DATA_CONFIGS = 'data_configs.json'

train_input_data = np.load(open(DATA_IN_PATH + TRAIN_INPUT_DATA, 'rb'))
train_label_data = np.load(open(DATA_IN_PATH + TRAIN_LABEL_DATA, 'rb'))
test_input_data = np.load(open(DATA_IN_PATH + TEST_INPUT_DATA, 'rb'))

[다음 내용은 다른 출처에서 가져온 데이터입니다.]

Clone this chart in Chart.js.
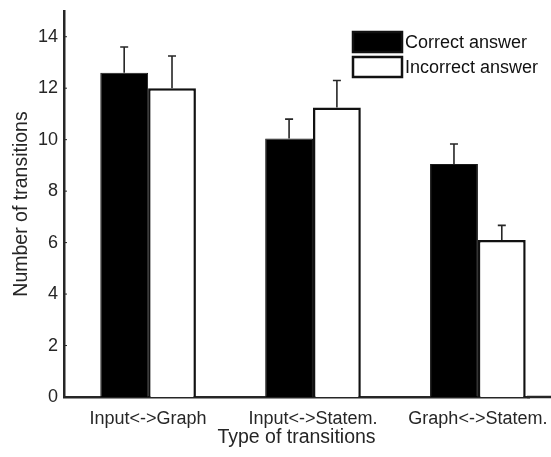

with open(DATA_IN_PATH + DATA_CONFIGS, 'r') as f:
    prepro_configs = json.load(f)
    print(prepro_configs.keys())

dict_keys(['vocab', 'vocab_size'])


In [7]:
# 파라메터 변수
RNG_SEED = 1234
BATCH_SIZE = 16
NUM_EPOCHS = 3
VOCAB_SIZE = prepro_configs['vocab_size'] + 1
EMB_SIZE = 128
VALID_SPLIT = 0.2

train_input, eval_input, train_label, eval_label = train_test_split(train_input_data, train_label_data, test_size=VALID_SPLIT, random_state=RNG_SEED)

## tf.data 세팅

In [8]:
# def mapping_fn(X, Y=None):
#     input, label = {'x': X}, Y
#     return input, label

# def train_input_fn():
#     dataset = tf.data.Dataset.from_tensor_slices((train_input, train_label))
#     dataset = dataset.shuffle(buffer_size=len(train_input))
#     dataset = dataset.batch(BATCH_SIZE)
#     dataset = dataset.map(mapping_fn)
#     dataset = dataset.repeat(count=NUM_EPOCHS)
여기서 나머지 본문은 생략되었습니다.